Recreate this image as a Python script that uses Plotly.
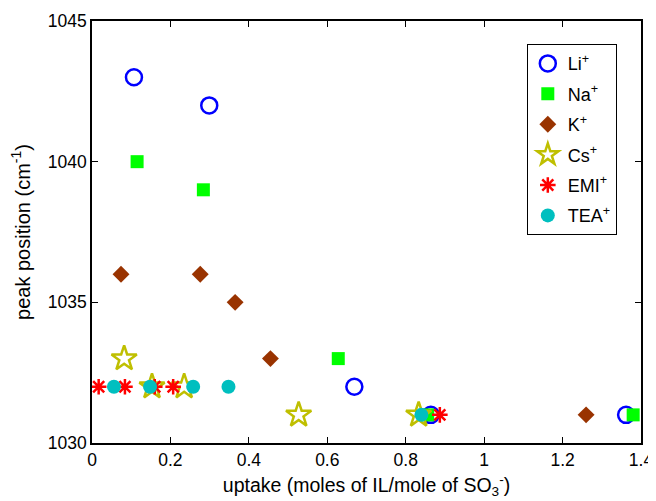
import plotly.graph_objects as go

li_x = [0.107, 0.299, 0.669, 0.864, 1.362]
li_y = [1043, 1042, 1032, 1031, 1031]
na_x = [0.115, 0.284, 0.628, 0.856, 1.38]
na_y = [1040, 1039, 1033, 1031, 1031]
k_x = [0.074, 0.276, 0.365, 0.455, 1.26]
k_y = [1036, 1036, 1035, 1033, 1031]
cs_x = [0.082, 0.153, 0.235, 0.527, 0.833]
cs_y = [1033, 1032, 1032, 1031, 1031]
emi_x = [0.017, 0.084, 0.16, 0.207, 0.887]
emi_y = [1032, 1032, 1032, 1032, 1031]
tea_x = [0.056, 0.148, 0.258, 0.348, 0.84]
tea_y = [1032, 1032, 1032, 1032, 1031]

x_ticks = [0, 0.2, 0.4, 0.6, 0.8, 1, 1.2, 1.4]
x_tick_labels = ["0", "0.2", "0.4", "0.6", "0.8", "1", "1.2", "1.4"]
y_ticks = [1030, 1035, 1040, 1045]

series = [
    ("Li<sup>+</sup>", li_x, li_y, dict(symbol="circle-open", size=16, color="#0000ff", line=dict(width=2.5, color="#0000ff"))),
    ("Na<sup>+</sup>", na_x, na_y, dict(symbol="square", size=13, color="#00ff00", line=dict(width=0))),
    ("K<sup>+</sup>", k_x, k_y, dict(symbol="diamond", size=13, color="#993300", line=dict(width=0))),
    ("Cs<sup>+</sup>", cs_x, cs_y, dict(symbol="star-open", size=19, color="#bfbf00", line=dict(width=2.5, color="#bfbf00"))),
    ("EMI<sup>+</sup>", emi_x, emi_y, dict(symbol="asterisk-open", size=13, color="#ff0000", line=dict(width=2.5, color="#ff0000"))),
    ("TEA<sup>+</sup>", tea_x, tea_y, dict(symbol="circle", size=14, color="#00bfbf", line=dict(width=0))),
]

fig = go.Figure()
for i, (name, xs, ys, mk) in enumerate(series):
    fig.add_trace(go.Scatter(x=xs, y=ys, mode="markers", name=name, marker=mk,
                             legendgroup=str(i)))

axis_common = dict(
    showline=True, linecolor="black", linewidth=1.5, mirror="ticks",
    ticks="inside", ticklen=6, tickcolor="black", tickwidth=1,
    showgrid=False, zeroline=False, automargin=False,
    tickfont=dict(family="Liberation Sans, Arial", size=17.5, color="black"),
)

# page body has an 8px default margin: compensate
fig.update_layout(
    width=648, height=493,
    margin=dict(l=84, r=15, t=13, b=58),
    paper_bgcolor="white", plot_bgcolor="white",
    font=dict(family="Liberation Sans, Arial", color="black"),
    xaxis=dict(range=[0, 1.4], tickvals=x_ticks, ticktext=x_tick_labels,
               title=dict(text="uptake (moles of IL/mole of SO<sub>3</sub><sup>-</sup>)",
                          font=dict(size=19.5), standoff=10),
               **axis_common),
    yaxis=dict(range=[1030, 1045], tickvals=y_ticks,
               title=dict(text="peak position (cm<sup>-1</sup>)", font=dict(size=20), standoff=12),
               **axis_common),
    legend=dict(x=0.792, y=0.945, xanchor="left", yanchor="top",
                bordercolor="black", borderwidth=1, bgcolor="white",
                font=dict(size=18), tracegroupgap=4, itemwidth=30),
    showlegend=True,
)

fig.write_html("out.html")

## GOAL
Quote the data above in full and without alteration; skip the pictures.

## REPLY
Recreate this image as a Python script that uses Plotly.
import plotly.graph_objects as go

li_x = [0.107, 0.299, 0.669, 0.864, 1.362]
li_y = [1043, 1042, 1032, 1031, 1031]
na_x = [0.115, 0.284, 0.628, 0.856, 1.38]
na_y = [1040, 1039, 1033, 1031, 1031]
k_x = [0.074, 0.276, 0.365, 0.455, 1.26]
k_y = [1036, 1036, 1035, 1033, 1031]
cs_x = [0.082, 0.153, 0.235, 0.527, 0.833]
cs_y = [1033, 1032, 1032, 1031, 1031]
emi_x = [0.017, 0.084, 0.16, 0.207, 0.887]
emi_y = [1032, 1032, 1032, 1032, 1031]
tea_x = [0.056, 0.148, 0.258, 0.348, 0.84]
tea_y = [1032, 1032, 1032, 1032, 1031]

x_ticks = [0, 0.2, 0.4, 0.6, 0.8, 1, 1.2, 1.4]
x_tick_labels = ["0", "0.2", "0.4", "0.6", "0.8", "1", "1.2", "1.4"]
y_ticks = [1030, 1035, 1040, 1045]

series = [
    ("Li<sup>+</sup>", li_x, li_y, dict(symbol="circle-open", size=16, color="#0000ff", line=dict(width=2.5, color="#0000ff"))),
    ("Na<sup>+</sup>", na_x, na_y, dict(symbol="square", size=13, color="#00ff00", line=dict(width=0))),
    ("K<sup>+</sup>", k_x, k_y, dict(symbol="diamond", size=13, color="#993300", line=dict(width=0))),
    ("Cs<sup>+</sup>", cs_x, cs_y, dict(symbol="star-open", size=19, color="#bfbf00", line=dict(width=2.5, color="#bfbf00"))),
    ("EMI<sup>+</sup>", emi_x, emi_y, dict(symbol="asterisk-open", size=13, color="#ff0000", line=dict(width=2.5, color="#ff0000"))),
    ("TEA<sup>+</sup>", tea_x, tea_y, dict(symbol="circle", size=14, color="#00bfbf", line=dict(width=0))),
]

fig = go.Figure()
for i, (name, xs, ys, mk) in enumerate(series):
    fig.add_trace(go.Scatter(x=xs, y=ys, mode="markers", name=name, marker=mk,
                             legendgroup=str(i)))

axis_common = dict(
    showline=True, linecolor="black", linewidth=1.5, mirror="ticks",
    ticks="inside", ticklen=6, tickcolor="black", tickwidth=1,
    showgrid=False, zeroline=False, automargin=False,
    tickfont=dict(family="Liberation Sans, Arial", size=17.5, color="black"),
)

# page body has an 8px default margin: compensate
fig.update_layout(
    width=648, height=493,
    margin=dict(l=84, r=15, t=13, b=58),
    paper_bgcolor="white", plot_bgcolor="white",
    font=dict(family="Liberation Sans, Arial", color="black"),
    xaxis=dict(range=[0, 1.4], tickvals=x_ticks, ticktext=x_tick_labels,
               title=dict(text="uptake (moles of IL/mole of SO<sub>3</sub><sup>-</sup>)",
                          font=dict(size=19.5), standoff=10),
               **axis_common),
    yaxis=dict(range=[1030, 1045], tickvals=y_ticks,
               title=dict(text="peak position (cm<sup>-1</sup>)", font=dict(size=20), standoff=12),
               **axis_common),
    legend=dict(x=0.792, y=0.945, xanchor="left", yanchor="top",
                bordercolor="black", borderwidth=1, bgcolor="white",
                font=dict(size=18), tracegroupgap=4, itemwidth=30),
    showlegend=True,
)

fig.write_html("out.html")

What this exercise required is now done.